───── DATA LINES
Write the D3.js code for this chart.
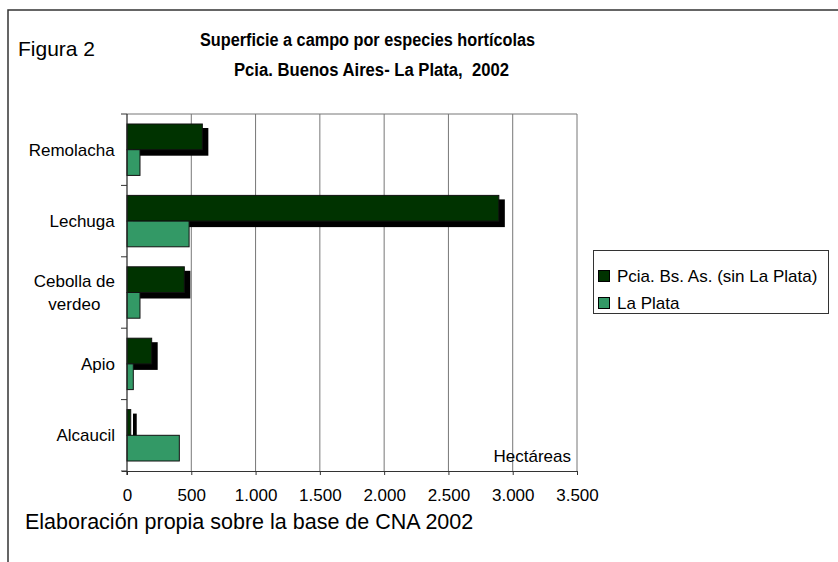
<!DOCTYPE html>
<html><head><meta charset="utf-8">
<script src="https://cdn.jsdelivr.net/npm/d3@7"></script>
<style>
html,body{margin:0;padding:0;background:#fff;}
svg{display:block;font-family:Arial,"Liberation Sans",sans-serif;}
</style></head>
<body><svg id="c" width="838" height="562"></svg>
<script>
const categories = ["Remolacha", "Lechuga", "Cebolla de verdeo", "Apio", "Alcaucil"];
const categoryLines = [["Remolacha"], ["Lechuga"], ["Cebolla de", "verdeo"], ["Apio"], ["Alcaucil"]];
const seriesNames = ["Pcia. Bs. As. (sin La Plata)", "La Plata"];
const provValues = [586, 2892, 446, 192, 29];
const laPlataValues = [101, 483, 101, 49, 407];
const tickValues = [0, 500, 1000, 1500, 2000, 2500, 3000, 3500];
const tickLabels = ["0", "500", "1.000", "1.500", "2.000", "2.500", "3.000", "3.500"];
const colors = ["#003300", "#339966"];

const svg = d3.select("#c");
const L = 127, R = 577, T = 114, B = 471;
const FS = 17;

// outer frame
svg.append("path").attr("d", "M8,562 L8,10 L838,10")
  .attr("fill", "none").attr("stroke", "#333").attr("stroke-width", 1.5);

const x = d3.scaleLinear().domain([0, 3500]).range([L, R]);
const y0 = d3.scaleBand().domain(categories).range([T, B]).padding(0);
const bw = y0.bandwidth();
const y1 = d3.scaleBand().domain(seriesNames).range([bw * 0.14, bw * 0.86]).padding(0);

// gridlines
svg.append("g").selectAll("line").data(tickValues.slice(1)).join("line")
  .attr("x1", d => x(d)).attr("x2", d => x(d)).attr("y1", T).attr("y2", B)
  .attr("stroke", "#777").attr("stroke-width", 1);
svg.append("line").attr("x1", L).attr("x2", R).attr("y1", T).attr("y2", T)
  .attr("stroke", "#777").attr("stroke-width", 1);

const data = categories.map((c, i) => ({cat: c, vals: [provValues[i], laPlataValues[i]]}));

const g = svg.append("g");
data.forEach(d => {
  const yb = y0(d.cat);
  g.append("rect")
    .attr("x", x(0) + 6).attr("y", yb + y1(seriesNames[0]) + 4)
    .attr("width", Math.max(0, x(d.vals[0]) - x(0))).attr("height", y1.bandwidth() + 2)
    .attr("fill", "#000");
  g.append("rect")
    .attr("x", x(0)).attr("y", yb + y1(seriesNames[0]))
    .attr("width", x(d.vals[0]) - x(0)).attr("height", y1.bandwidth())
    .attr("fill", colors[0]).attr("stroke", "#111").attr("stroke-width", 1);
});
data.forEach(d => {
  const yb = y0(d.cat);
  g.append("rect")
    .attr("x", x(0)).attr("y", yb + y1(seriesNames[1]))
    .attr("width", x(d.vals[1]) - x(0)).attr("height", y1.bandwidth())
    .attr("fill", colors[1]).attr("stroke", "#111").attr("stroke-width", 1);
});

// x axis
const xAxis = d3.axisBottom(x).tickValues(tickValues).tickSize(4).tickPadding(10)
  .tickFormat((d, i) => tickLabels[i]);
const xa = svg.append("g").attr("transform", `translate(0,${B})`).call(xAxis);
xa.select(".domain").attr("stroke", "#333").attr("d", `M${L-5},0.5H${R}`);
xa.selectAll(".tick line").attr("stroke", "#333");
xa.selectAll("text").attr("font-size", FS).attr("fill", "#000")
  .attr("font-family", "Arial, 'Liberation Sans', sans-serif")
  .attr("y", 30).attr("dy", null);

// y axis
const ya = svg.append("g");
ya.append("line").attr("x1", L).attr("x2", L).attr("y1", T).attr("y2", B + 4).attr("stroke", "#222").attr("stroke-width", 1.2);
ya.selectAll("line.t").data(categories.concat(["_end"])).join("line").attr("class", "t")
  .attr("x1", L - 6).attr("x2", L)
  .attr("y1", (d, i) => T + i * bw).attr("y2", (d, i) => T + i * bw)
  .attr("stroke", "#333");

// category labels
categories.forEach((c, i) => {
  const lines = categoryLines[i];
  const cy = y0(c) + bw / 2;
  const n = lines.length;
  const t = svg.append("text").attr("font-size", FS).attr("fill", "#000")
    .attr("text-anchor", "middle");
  lines.forEach((ln, j) => {
    t.append("tspan").attr("x", 0).attr("y", cy + (j - (n - 1) / 2) * 22.7 + 6).text(ln);
  });
  const w = t.node().getBBox().width;
  t.selectAll("tspan").attr("x", 115 - w / 2);
});

// Hectáreas
svg.append("text").attr("x", 571).attr("y", 462).attr("text-anchor", "end")
  .attr("font-size", FS).text("Hectáreas");

// legend
const lg = svg.append("g");
lg.append("rect").attr("x", 593.5).attr("y", 250.5).attr("width", 235).attr("height", 63)
  .attr("fill", "#fff").attr("stroke", "#333").attr("stroke-width", 1);
seriesNames.forEach((s, i) => {
  lg.append("rect").attr("x", 598.5).attr("y", 270.5 + i * 27).attr("width", 11).attr("height", 11)
    .attr("fill", colors[i]).attr("stroke", "#000");
  lg.append("text").attr("x", 617).attr("y", 282 + i * 26.5).attr("font-size", FS).text(s);
});

// titles
svg.append("text").attr("x", 18).attr("y", 56).attr("font-size", 21).text("Figura 2");
function fitText(sel, width) {
  const w = sel.node().getComputedTextLength();
  sel.attr("textLength", width).attr("lengthAdjust", "spacingAndGlyphs");
}
const t1 = svg.append("text").attr("x", 200).attr("y", 46)
  .attr("font-size", 18).attr("font-weight", "bold").text("Superficie a campo por especies hortícolas");
fitText(t1, 335);
const t2 = svg.append("text").attr("x", 234).attr("y", 76)
  .attr("font-size", 18).attr("font-weight", "bold").attr("xml:space", "preserve").style("white-space", "pre")
  .text("Pcia. Buenos Aires- La Plata,  2002");
fitText(t2, 275);

// footer
svg.append("text").attr("x", 25).attr("y", 529).attr("font-size", 21.5)
  .text("Elaboración propia sobre la base de CNA 2002");
</script></body></html>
──────────
* _REQUIRED TASK_: With the pictures left out, restate word for word every line of the data above, from the first down to the line that contains "const data = categories.map((c, i)".

* _EXERCISE OUTPUT_:
Write the D3.js code for this chart.
<!DOCTYPE html>
<html><head><meta charset="utf-8">
<script src="https://cdn.jsdelivr.net/npm/d3@7"></script>
<style>
html,body{margin:0;padding:0;background:#fff;}
svg{display:block;font-family:Arial,"Liberation Sans",sans-serif;}
</style></head>
<body><svg id="c" width="838" height="562"></svg>
<script>
const categories = ["Remolacha", "Lechuga", "Cebolla de verdeo", "Apio", "Alcaucil"];
const categoryLines = [["Remolacha"], ["Lechuga"], ["Cebolla de", "verdeo"], ["Apio"], ["Alcaucil"]];
const seriesNames = ["Pcia. Bs. As. (sin La Plata)", "La Plata"];
const provValues = [586, 2892, 446, 192, 29];
const laPlataValues = [101, 483, 101, 49, 407];
const tickValues = [0, 500, 1000, 1500, 2000, 2500, 3000, 3500];
const tickLabels = ["0", "500", "1.000", "1.500", "2.000", "2.500", "3.000", "3.500"];
const colors = ["#003300", "#339966"];

const svg = d3.select("#c");
const L = 127, R = 577, T = 114, B = 471;
const FS = 17;

// outer frame
svg.append("path").attr("d", "M8,562 L8,10 L838,10")
  .attr("fill", "none").attr("stroke", "#333").attr("stroke-width", 1.5);

const x = d3.scaleLinear().domain([0, 3500]).range([L, R]);
const y0 = d3.scaleBand().domain(categories).range([T, B]).padding(0);
const bw = y0.bandwidth();
const y1 = d3.scaleBand().domain(seriesNames).range([bw * 0.14, bw * 0.86]).padding(0);

// gridlines
svg.append("g").selectAll("line").data(tickValues.slice(1)).join("line")
  .attr("x1", d => x(d)).attr("x2", d => x(d)).attr("y1", T).attr("y2", B)
  .attr("stroke", "#777").attr("stroke-width", 1);
svg.append("line").attr("x1", L).attr("x2", R).attr("y1", T).attr("y2", T)
  .attr("stroke", "#777").attr("stroke-width", 1);

const data = categories.map((c, i) => ({cat: c, vals: [provValues[i], laPlataValues[i]]}));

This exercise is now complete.